## What you will do
Copy the data below exactly, omitting any picture it contains.

#### Stored data

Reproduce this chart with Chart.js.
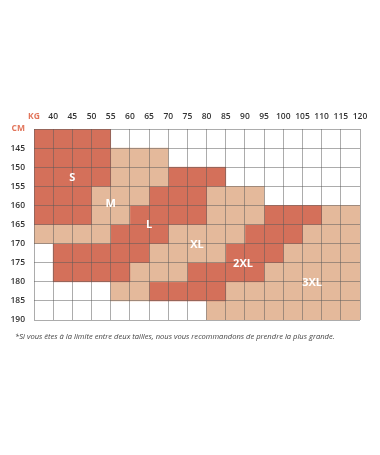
<!DOCTYPE html>
<html><head><meta charset="utf-8">
<script src="https://cdn.jsdelivr.net/npm/chart.js@4.4.1/dist/chart.umd.min.js"></script>
<style>
html,body{margin:0;padding:0;background:#fff;}
#wrap{position:relative;width:380px;height:455px;}
#note{position:absolute;left:15px;top:331px;font:italic 7.6px "Open Sans",sans-serif;color:#444;white-space:nowrap;}
</style></head><body>
<div id="wrap"><canvas id="c" width="380" height="455"></canvas>
<div id="note">*Si vous êtes à la limite entre deux tailles, nous vous recommandons de prendre la plus grande.</div></div>
<script>
// axis values and their printed labels
const kgEdges = [35,40,45,50,55,60,65,70,75,80,85,90,95,100,105,110,115,120];
const kgTicks = ['KG','40','45','50','55','60','65','70','75','80','85','90','95','100','105','110','115','120'];
const cmEdges = [140,145,150,155,160,165,170,175,180,185,190];
const cmTicks = ['CM','145','150','155','160','165','170','175','180','185','190'];

// sizes
const sizeNames  = ['S','M','L','XL','2XL','3XL'];
const sizeCodes  = ['S','M','L','X','2','3'];
const sizeColors = ['#d4705a','#e4b99b','#d4705a','#e4b99b','#d4705a','#e4b99b'];
// label placement (kg, cm)
const sizeLabelKg = [45, 55, 65, 77.5, 89.5, 107.5];
const sizeLabelCm = [152.7, 159.6, 165, 170.2, 175.2, 180.2];

// one string per cm row (top to bottom), one character per kg column
const sizeGrid = [
  "SSSS.............",
  "SSSSMMM..........",
  "SSSSMMMLLL.......",
  "SSSMMMLLLXXX.....",
  "SSSMMLLLLXXX22233",
  "MMMMLLLXXXX222333",
  ".LLLLLXXXX2223333",
  ".LLLLXXX222233333",
  "....XX22223333333",
  ".........33333333"
];

const datasets = sizeCodes.map((code, s) => {
  const data = [];
  sizeGrid.forEach((row, r) => {
    for (let c = 0; c < row.length; c++) {
      if (row[c] === code) {
        data.push({x: [kgEdges[c], kgEdges[c+1]], y: (cmEdges[r] + cmEdges[r+1]) / 2});
      }
    }
  });
  return {
    label: sizeNames[s], data, backgroundColor: sizeColors[s],
    borderWidth: 0, grouped: false, barPercentage: 1, categoryPercentage: 1
  };
});

const labelPlugin = {
  id: 'sizeLabels',
  afterDraw(chart) {
    const {ctx, scales: {x, y}} = chart;
    ctx.save();
    ctx.font = 'bold 11px "Open Sans", sans-serif';
    ctx.fillStyle = '#ffffff';
    ctx.textAlign = 'center';
    ctx.textBaseline = 'middle';
    sizeNames.forEach((n, i) => {
      ctx.fillText(n, x.getPixelForValue(sizeLabelKg[i]), y.getPixelForValue(sizeLabelCm[i]));
    });
    ctx.restore();
  }
};

const gridColor = 'rgba(90,90,90,0.5)';
const orange = '#e2765c';
const isFirst = (ctx) => ctx.tick && (ctx.tick.value === kgEdges[0] || ctx.tick.value === cmEdges[0]);

new Chart(document.getElementById('c'), {
  type: 'bar',
  data: {datasets},
  options: {
    indexAxis: 'y',
    responsive: false,
    animation: false,
    layout: {padding: {top: 100, right: 20, bottom: 135, left: 0}},
    plugins: {legend: {display: false}, tooltip: {enabled: false}},
    scales: {
      x: {
        type: 'linear', position: 'top', min: 35, max: 120, offset: false,
        afterFit(s) { s.height = 29; },
        ticks: {
          stepSize: 5, autoSkip: false, maxRotation: 0, padding: 7,
          callback: (v) => { const i = kgEdges.indexOf(v); return i >= 0 ? kgTicks[i] : ''; },
          color: (ctx) => isFirst(ctx) ? orange : '#333',
          font: (ctx) => ({family: '"Open Sans", sans-serif', size: 8.5, weight: isFirst(ctx) ? 'bold' : '600'})
        },
        grid: {z: 1, color: gridColor, lineWidth: 1, drawTicks: false, offset: false},
        border: {display: false}
      },
      y: {
        type: 'linear', reverse: true, min: 140, max: 190, offset: false,
        afterFit(s) { s.width = 34; },
        ticks: {
          stepSize: 5, autoSkip: false, padding: 9,
          callback: (v) => { const i = cmEdges.indexOf(v); return i >= 0 ? cmTicks[i] : ''; },
          color: (ctx) => isFirst(ctx) ? orange : '#333',
          font: (ctx) => ({family: '"Open Sans", sans-serif', size: 8.5, weight: isFirst(ctx) ? 'bold' : '600'})
        },
        grid: {z: 1, color: gridColor, lineWidth: 1, drawTicks: false, offset: false},
        border: {display: false}
      }
    }
  },
  plugins: [labelPlugin]
});
</script>
</body></html>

########

## Finished task
Reproduce this chart with Chart.js.
<!DOCTYPE html>
<html><head><meta charset="utf-8">
<script src="https://cdn.jsdelivr.net/npm/chart.js@4.4.1/dist/chart.umd.min.js"></script>
<style>
html,body{margin:0;padding:0;background:#fff;}
#wrap{position:relative;width:380px;height:455px;}
#note{position:absolute;left:15px;top:331px;font:italic 7.6px "Open Sans",sans-serif;color:#444;white-space:nowrap;}
</style></head><body>
<div id="wrap"><canvas id="c" width="380" height="455"></canvas>
<div id="note">*Si vous êtes à la limite entre deux tailles, nous vous recommandons de prendre la plus grande.</div></div>
<script>
// axis values and their printed labels
const kgEdges = [35,40,45,50,55,60,65,70,75,80,85,90,95,100,105,110,115,120];
const kgTicks = ['KG','40','45','50','55','60','65','70','75','80','85','90','95','100','105','110','115','120'];
const cmEdges = [140,145,150,155,160,165,170,175,180,185,190];
const cmTicks = ['CM','145','150','155','160','165','170','175','180','185','190'];

// sizes
const sizeNames  = ['S','M','L','XL','2XL','3XL'];
const sizeCodes  = ['S','M','L','X','2','3'];
const sizeColors = ['#d4705a','#e4b99b','#d4705a','#e4b99b','#d4705a','#e4b99b'];
// label placement (kg, cm)
const sizeLabelKg = [45, 55, 65, 77.5, 89.5, 107.5];
const sizeLabelCm = [152.7, 159.6, 165, 170.2, 175.2, 180.2];

// one string per cm row (top to bottom), one character per kg column
const sizeGrid = [
  "SSSS.............",
  "SSSSMMM..........",
  "SSSSMMMLLL.......",
  "SSSMMMLLLXXX.....",
  "SSSMMLLLLXXX22233",
  "MMMMLLLXXXX222333",
  ".LLLLLXXXX2223333",
  ".LLLLXXX222233333",
  "....XX22223333333",
  ".........33333333"
];

const datasets = sizeCodes.map((code, s) => {
  const data = [];
  sizeGrid.forEach((row, r) => {
    for (let c = 0; c < row.length; c++) {
      if (row[c] === code) {
        data.push({x: [kgEdges[c], kgEdges[c+1]], y: (cmEdges[r] + cmEdges[r+1]) / 2});
      }
    }
  });
  return {
    label: sizeNames[s], data, backgroundColor: sizeColors[s],
    borderWidth: 0, grouped: false, barPercentage: 1, categoryPercentage: 1
  };
});

const labelPlugin = {
  id: 'sizeLabels',
  afterDraw(chart) {
    const {ctx, scales: {x, y}} = chart;
    ctx.save();
    ctx.font = 'bold 11px "Open Sans", sans-serif';
    ctx.fillStyle = '#ffffff';
    ctx.textAlign = 'center';
    ctx.textBaseline = 'middle';
    sizeNames.forEach((n, i) => {
      ctx.fillText(n, x.getPixelForValue(sizeLabelKg[i]), y.getPixelForValue(sizeLabelCm[i]));
    });
    ctx.restore();
  }
};

const gridColor = 'rgba(90,90,90,0.5)';
const orange = '#e2765c';
const isFirst = (ctx) => ctx.tick && (ctx.tick.value === kgEdges[0] || ctx.tick.value === cmEdges[0]);

new Chart(document.getElementById('c'), {
  type: 'bar',
  data: {datasets},
  options: {
    indexAxis: 'y',
    responsive: false,
    animation: false,
    layout: {padding: {top: 100, right: 20, bottom: 135, left: 0}},
    plugins: {legend: {display: false}, tooltip: {enabled: false}},
    scales: {
      x: {
        type: 'linear', position: 'top', min: 35, max: 120, offset: false,
        afterFit(s) { s.height = 29; },
        ticks: {
          stepSize: 5, autoSkip: false, maxRotation: 0, padding: 7,
          callback: (v) => { const i = kgEdges.indexOf(v); return i >= 0 ? kgTicks[i] : ''; },
          color: (ctx) => isFirst(ctx) ? orange : '#333',
          font: (ctx) => ({family: '"Open Sans", sans-serif', size: 8.5, weight: isFirst(ctx) ? 'bold' : '600'})
        },
        grid: {z: 1, color: gridColor, lineWidth: 1, drawTicks: false, offset: false},
        border: {display: false}
      },
      y: {
        type: 'linear', reverse: true, min: 140, max: 190, offset: false,
        afterFit(s) { s.width = 34; },
        ticks: {
          stepSize: 5, autoSkip: false, padding: 9,
          callback: (v) => { const i = cmEdges.indexOf(v); return i >= 0 ? cmTicks[i] : ''; },
          color: (ctx) => isFirst(ctx) ? orange : '#333',
          font: (ctx) => ({family: '"Open Sans", sans-serif', size: 8.5, weight: isFirst(ctx) ? 'bold' : '600'})
        },
        grid: {z: 1, color: gridColor, lineWidth: 1, drawTicks: false, offset: false},
        border: {display: false}
      }
    }
  },
  plugins: [labelPlugin]
});
</script>
</body></html>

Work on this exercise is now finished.